For nearly 20 years, when uniformed U.S. military deploy to Latin America, the U.S. Southern Command has required that they carry a little card reminding them of “the five ‘Rs’ of human rights”: to “recognize, refrain, react, record, and report” if they hear of, or witness, a human rights violation.
Higher up in the Pentagon, though, standards have been lower.
The National Security Archive just revealed a 2004 memo from Peter Rodman, the assistant secretary of defense for international security affairs in Donald Rumsfeld’s Pentagon (George W. Bush’s first term). It’s a series of bullet points addressing the suspicious past of Colombia’s then-president, Álvaro Uribe.
“Uribe almost certainly had dealings with the paramilitaries (AUC) while governor of Antioquia [the department that includes Medellín, between 1995 and 1997],” Rodman informs Rumsfeld. But he brushes it off: “It goes with the job.”
“Goes with the job?” The AUC, at the time, was on the Bush administration’s list of foreign terrorist organizations. The Bush administration had in fact added the AUC to the U.S. list of foreign terrorist organizations on September 10, 2001. At the time, AUC leaders were sending hundreds of tons of cocaine to the United States. The AUC grew rapidly in size and strength in Antioquia while Uribe was governor, committing massacres including one that destroyed the village of El Aro in 1997—a crime for which Colombia’s Supreme Court recently called Álvaro Uribe to provide testimony. During the late 1990s and early 2000s, the paramilitaries committed the majority of extrajudicial killings and massacres in Colombia’s conflict, according to the government’s National Center for Historical Memory.
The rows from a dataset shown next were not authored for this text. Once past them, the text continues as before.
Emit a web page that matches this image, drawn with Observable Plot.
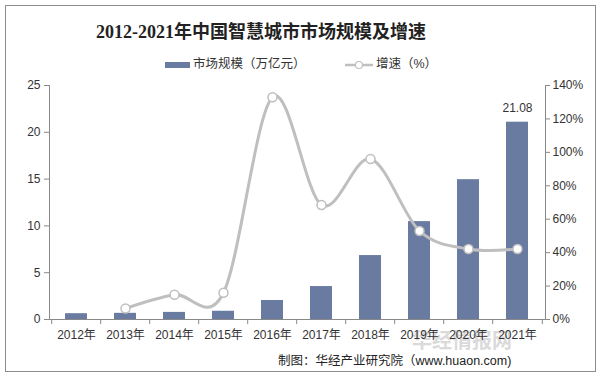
<!DOCTYPE html>
<html><head><meta charset="utf-8">
<script src="https://cdn.jsdelivr.net/npm/d3@7"></script>
<script src="https://cdn.jsdelivr.net/npm/@observablehq/plot@0.6"></script>
<style>
html,body{margin:0;padding:0;background:#fff;}
#wrap{position:relative;width:602px;height:382px;overflow:hidden;font-family:"Liberation Sans","Noto Sans CJK SC",sans-serif;}
#frame{position:absolute;left:5px;top:5px;width:591px;height:367px;border:1px solid #8c8c8c;box-sizing:border-box;}
#chart{position:absolute;left:0;top:0;}
.t{position:absolute;white-space:nowrap;}
#title{left:0;width:522px;text-align:center;top:17px;font-size:18px;font-weight:bold;color:#222;font-family:"Liberation Serif","Noto Sans CJK SC",serif;}
.leg{top:53px;font-size:12.5px;color:#333;}
#caption{left:278px;top:350px;font-size:12.5px;color:#222;}
#wm{left:412px;top:325px;font-size:20px;font-weight:bold;color:#bdbdbd;opacity:0.55;}
</style></head>
<body><div id="wrap">
<div class="t" id="wm">华经情报网</div>
<div id="chart"></div>
<div id="frame"></div>
<div class="t" id="title">2012-2021年中国智慧城市市场规模及增速</div>
<div class="t leg" style="left:165px;"><span style="display:inline-block;width:25px;height:6px;background:#6a7ba2;vertical-align:middle;margin-right:3px;"></span><span id="leg1"></span></div>
<div class="t leg" style="left:345px;"><svg width="28" height="10" style="vertical-align:middle;margin-right:3px;"><line x1="0" y1="5" x2="28" y2="5" stroke="#bfbfbf" stroke-width="2.5"/><circle cx="14" cy="5" r="3.5" fill="#fff" stroke="#bfbfbf" stroke-width="1.2"/></svg><span id="leg2"></span></div>
<div class="t" id="caption">制图：华经产业研究院（www.huaon.com)</div>
</div>
<script>
const years = ["2012年","2013年","2014年","2015年","2016年","2017年","2018年","2019年","2020年","2021年"];
const marketSize = [0.62,0.66,0.76,0.88,2.03,3.52,6.83,10.46,14.94,21.08];
const growthRate = [null,6.6,14.8,16.0,133.0,68.5,96.0,53.0,42.2,42.2];
const leftTicks = [0,5,10,15,20,25];
const rightTicks = [0,20,40,60,80,100,120,140];
const seriesNames = ["市场规模（万亿元）","增速（%）"];

document.getElementById("leg1").textContent = seriesNames[0];
document.getElementById("leg2").textContent = seriesNames[1];

const yMax = 25, gMax = 140;
const toY = g => g * yMax / gMax;
const data = years.map((y,i)=>({year:y, size:marketSize[i], g:growthRate[i]}));
const gData = data.filter(d=>d.g!=null);
const W = 602, H = 382, mL = 49, mR = 57;
const step = (W - mL - mR) / years.length;
const axisColor = "#898989";

const chart = Plot.plot({
  width: W, height: H,
  marginTop: 85, marginBottom: 63, marginLeft: mL, marginRight: mR,
  style: {fontFamily: '"Liberation Sans","Noto Sans CJK SC",sans-serif', fontSize: "12px", color: "#333", background: "transparent"},
  x: {domain: years, paddingInner: 0.55, paddingOuter: 0.275, axis: null},
  y: {domain: [0, yMax], axis: null},
  marks: [
    Plot.barY(data, {x: "year", y: "size", fill: "#6a7ba2"}),
    Plot.frame({anchor: "left", stroke: axisColor}),
    Plot.frame({anchor: "right", stroke: axisColor}),
    Plot.frame({anchor: "bottom", stroke: axisColor}),
    Plot.axisY(leftTicks, {anchor: "left", label: null, tickSize: 5, tickPadding: 4, stroke: axisColor, fill: "#333", fontSize: 12}),
    Plot.axisY(rightTicks.map(toY), {anchor: "right", label: null, tickSize: 4, tickPadding: 3, stroke: axisColor, fill: "#333", fontSize: 12, tickFormat: d => Math.round(d * gMax / yMax) + "%"}),
    Plot.axisX(years, {anchor: "bottom", label: null, tickSize: 0, tickPadding: 11, fill: "#333", fontSize: 12}),
    Plot.ruleX(years, {x: d => d, dx: -step/2, y1: 0, y2: -0.55, stroke: axisColor}),
    Plot.ruleX([years[years.length-1]], {x: d => d, dx: step/2, y1: 0, y2: -0.55, stroke: axisColor}),
    Plot.line(gData, {x: "year", y: d => toY(d.g), curve: "cardinal", stroke: "#bfbfbf", strokeWidth: 3}),
    Plot.dot(gData, {x: "year", y: d => toY(d.g), r: 4.5, fill: "#fff", stroke: "#bfbfbf", strokeWidth: 1.5}),
    Plot.text(data.slice(-1), {x: "year", y: "size", text: d => d.size.toFixed(2), dy: -14, fill: "#333", fontSize: 12})
  ]
});
document.getElementById("chart").appendChild(chart);
</script>
</body></html>
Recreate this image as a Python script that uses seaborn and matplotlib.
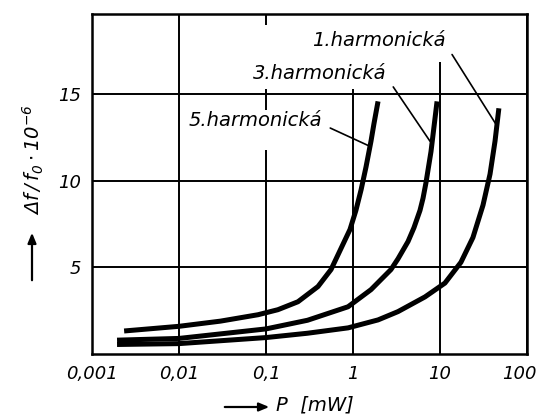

Assistant Secretary Rodman was not ignorant about Colombia. In August 2001, he had a long exchange with reporters about an initiative for which he was playing a lead role: the new Bush administration was reviewing U.S. policy toward the country with an eye to allowing Colombia’s military to use counter-drug aid to fight its armed conflict.
No U.S. official would ever, during Uribe’s presidency, have said publicly that the Colombian president—a Bush administration favorite—had links to the paramilitaries. In private, Rodman’s blasé attitude about a group that was killing thousands of civilians per year—a listed terrorist organization, no less, during the war on terror’s most intense moment—flies directly in the face of the uniformed U.S. military’s publicly stated attitude toward human rights in Latin America, going back to the 1990s.
Southcom’s “five ‘Rs,’” if truly observed, would have required evidence about Uribe’s dealings with the paramilitaries to have been recognized, reacted to, recorded, and reported, while U.S. officials should absolutely have refrained from shrugging it off as something that “goes with the job.” The exact opposite happened.